= Sonata for Microtonal Piano (Ben Johnston) =

Sonata for Microtonal Piano is a sonata for specifically microtonally tuned piano by Ben Johnston written in 1964 (see also just intonation). When the movements are played in an alternate order the piece is titled Grindlemusic.

The piece uses, "chains of just tuned (untempered) triadic intervals over the whole piano range," with very few, only seven, piano keys having octave equivalents, thus providing eighty-one different pitches (there are eighty-eight white and black keys total). "Effectively, for the listener, there are three main gradations of consonance/dissonance: (1) smooth untempered [ major and [[minor third|minor] thirds]] and fifths, which have the least harshness caused by acoustical beats; (2) compounds of these...; and (3) chromatic or enharmonic intervals...which sound 'out of tune.'" [note the difference between 'keyboard distance' in this tuning and pitch or interval distance: for example a fifteenth, two keys with fifteen notes between them, on a normally tuned keyboard is a double octave, while in this tuning a fifteenth is slightly sharper than that]

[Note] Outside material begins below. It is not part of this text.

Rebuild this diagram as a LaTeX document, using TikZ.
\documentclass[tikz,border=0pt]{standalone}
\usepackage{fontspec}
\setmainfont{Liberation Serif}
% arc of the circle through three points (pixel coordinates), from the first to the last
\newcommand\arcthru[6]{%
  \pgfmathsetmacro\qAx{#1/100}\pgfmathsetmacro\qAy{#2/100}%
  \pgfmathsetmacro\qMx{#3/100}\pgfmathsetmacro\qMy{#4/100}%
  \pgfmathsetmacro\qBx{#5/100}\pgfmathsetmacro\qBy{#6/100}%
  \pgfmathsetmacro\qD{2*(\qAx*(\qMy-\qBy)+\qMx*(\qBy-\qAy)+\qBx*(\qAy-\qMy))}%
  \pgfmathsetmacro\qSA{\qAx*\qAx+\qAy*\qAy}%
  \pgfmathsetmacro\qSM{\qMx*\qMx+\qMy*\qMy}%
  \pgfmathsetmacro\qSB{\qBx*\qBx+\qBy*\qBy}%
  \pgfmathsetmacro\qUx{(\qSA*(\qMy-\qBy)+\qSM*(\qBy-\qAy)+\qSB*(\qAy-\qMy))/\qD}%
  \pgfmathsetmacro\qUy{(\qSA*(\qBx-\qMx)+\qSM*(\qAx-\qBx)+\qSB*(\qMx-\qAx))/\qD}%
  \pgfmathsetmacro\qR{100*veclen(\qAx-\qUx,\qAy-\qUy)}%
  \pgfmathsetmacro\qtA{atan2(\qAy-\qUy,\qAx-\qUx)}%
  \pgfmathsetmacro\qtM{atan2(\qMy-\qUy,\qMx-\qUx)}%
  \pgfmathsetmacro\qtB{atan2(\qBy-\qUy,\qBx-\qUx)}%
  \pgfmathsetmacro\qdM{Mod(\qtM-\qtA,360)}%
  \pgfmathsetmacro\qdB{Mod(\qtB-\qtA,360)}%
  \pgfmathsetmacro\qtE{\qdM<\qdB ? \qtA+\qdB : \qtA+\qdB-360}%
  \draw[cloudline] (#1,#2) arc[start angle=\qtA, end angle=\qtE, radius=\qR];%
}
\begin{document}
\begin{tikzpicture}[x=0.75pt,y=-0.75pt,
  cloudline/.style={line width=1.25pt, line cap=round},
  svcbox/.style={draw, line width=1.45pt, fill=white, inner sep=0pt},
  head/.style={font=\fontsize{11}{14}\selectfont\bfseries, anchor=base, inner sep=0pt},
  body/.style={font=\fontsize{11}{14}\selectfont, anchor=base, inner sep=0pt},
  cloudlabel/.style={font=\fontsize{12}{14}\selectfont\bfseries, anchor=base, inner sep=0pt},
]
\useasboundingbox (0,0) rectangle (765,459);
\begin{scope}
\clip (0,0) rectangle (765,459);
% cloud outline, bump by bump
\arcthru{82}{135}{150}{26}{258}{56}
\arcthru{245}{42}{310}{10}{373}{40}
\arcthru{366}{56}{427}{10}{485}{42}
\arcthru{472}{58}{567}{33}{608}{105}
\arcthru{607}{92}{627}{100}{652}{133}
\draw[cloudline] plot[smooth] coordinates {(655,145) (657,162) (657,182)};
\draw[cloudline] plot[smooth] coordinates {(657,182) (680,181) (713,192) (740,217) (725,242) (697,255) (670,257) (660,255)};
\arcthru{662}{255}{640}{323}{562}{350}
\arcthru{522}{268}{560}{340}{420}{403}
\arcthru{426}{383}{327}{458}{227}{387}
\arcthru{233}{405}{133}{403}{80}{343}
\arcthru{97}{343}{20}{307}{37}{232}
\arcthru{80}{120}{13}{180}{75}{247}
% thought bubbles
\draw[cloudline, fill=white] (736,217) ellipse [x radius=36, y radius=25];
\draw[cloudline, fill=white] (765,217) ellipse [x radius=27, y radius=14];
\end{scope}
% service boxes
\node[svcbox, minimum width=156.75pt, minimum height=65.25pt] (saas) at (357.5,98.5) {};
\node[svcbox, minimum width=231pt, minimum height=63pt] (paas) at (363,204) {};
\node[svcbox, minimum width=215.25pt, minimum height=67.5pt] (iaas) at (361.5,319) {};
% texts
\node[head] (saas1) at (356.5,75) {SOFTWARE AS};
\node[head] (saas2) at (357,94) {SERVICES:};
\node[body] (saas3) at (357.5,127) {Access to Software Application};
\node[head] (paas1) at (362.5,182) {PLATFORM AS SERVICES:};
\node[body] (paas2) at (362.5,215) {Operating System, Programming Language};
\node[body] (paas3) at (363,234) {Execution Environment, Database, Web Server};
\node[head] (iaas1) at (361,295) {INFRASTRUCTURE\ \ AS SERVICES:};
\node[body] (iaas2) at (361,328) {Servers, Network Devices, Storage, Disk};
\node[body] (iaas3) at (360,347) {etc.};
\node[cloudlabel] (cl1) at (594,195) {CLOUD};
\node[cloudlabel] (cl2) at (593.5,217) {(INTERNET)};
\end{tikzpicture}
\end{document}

"This suggested...the possibility of two opposite systems for the deployment of pitches: one that synchronized pitch choices with the layout of consonant and dissonant intervals on the keyboard [see: tonality], and a violently contrasting one in which the system for choosing pitches, a twelve-tone-row procedure derived largely from certain practices of Berg and late Schoenberg [see: twelve-tone technique], either ignores or flaunts the consonance/dissonance keyboard layout [see: atonality]. There are two contrasting movements of each of these types."

"This makes possible a Janus[two]-faced work, in which, with only the third movement similarly located in both versions, permutations of the placement of the other three movements creates an alter-ego relationship between the two versions, called respectively Sonata for Microtonal Piano and Grindlemusic. In the Sonata version, the movements correspond to the classical sonata scheme: the 'sonata-allegro,' the 'scherzo,' the songlike 'slow movement,' and the 'finale,' which is in this case a meditative adagio. All movements, however are cast in the common ballad mold, AABA, as is each of the two entire versions, the Sonata and Grindlemusic."

In the words of the composer:

"The Sonata, whether presented as beauty or as the beast, is a monstrous parody-enigma, allusive, referential, sometimes derisive, distorted, a tissue of familiarity in radically strange garb....Whatever the closing mood brings to mind, it is overlaid with irony and derision. The Sonata sequence poses the challenge: fast, faster, slow, slower. When, in the Sonatas finale, the knots are finally untied, will it be clear from what Houdini has escaped?"

"All tempos, all phrase and section lengths, and in certain parts of the 'finale' (which opens Grindlemusic, the sequence closing with the 'scherzo'), even note-to-note timings conform to a proportional scheme derived from a single pattern of changes in AABA form. This pattern is associated with two distinct motivic groups at different points in the work."

The piece has been recorded and released on:
- Microtonal Piano by Ben Johnston (1997). Phillip Bush, piano. Koch International Classics 3-7369-2.

"Though the piece was recorded as the Sonata, and though Johnston and I both agree that a live performance of Grindlemusic would contain subtle alterations, the metric modulations between movements are nevertheless worked out to arrive at identical tempos in each version. Therefore I feel that a passable sense of Grindlemusic can be experienced by simply reprogramming the tracks on your compact disc player. To program the tracks for Grindlemusic, select the track order 9, 6, 8, 7." The Sonata being track order 6, 7, 8, 9. 8, being B, stays in the same place.

==Movements==

===Sonata for Microtonal Piano===
1. Sonata-allegro
2. Scherzo
3. Slow movement
4. Finale

===Grindlemusic===
1. Premises
2. Questions
3. Soul Music
4. Mood Music

Sonata-allegro = Questions, Scherzo = Mood Music, Slow movement = Soul Music, Finale = Premises.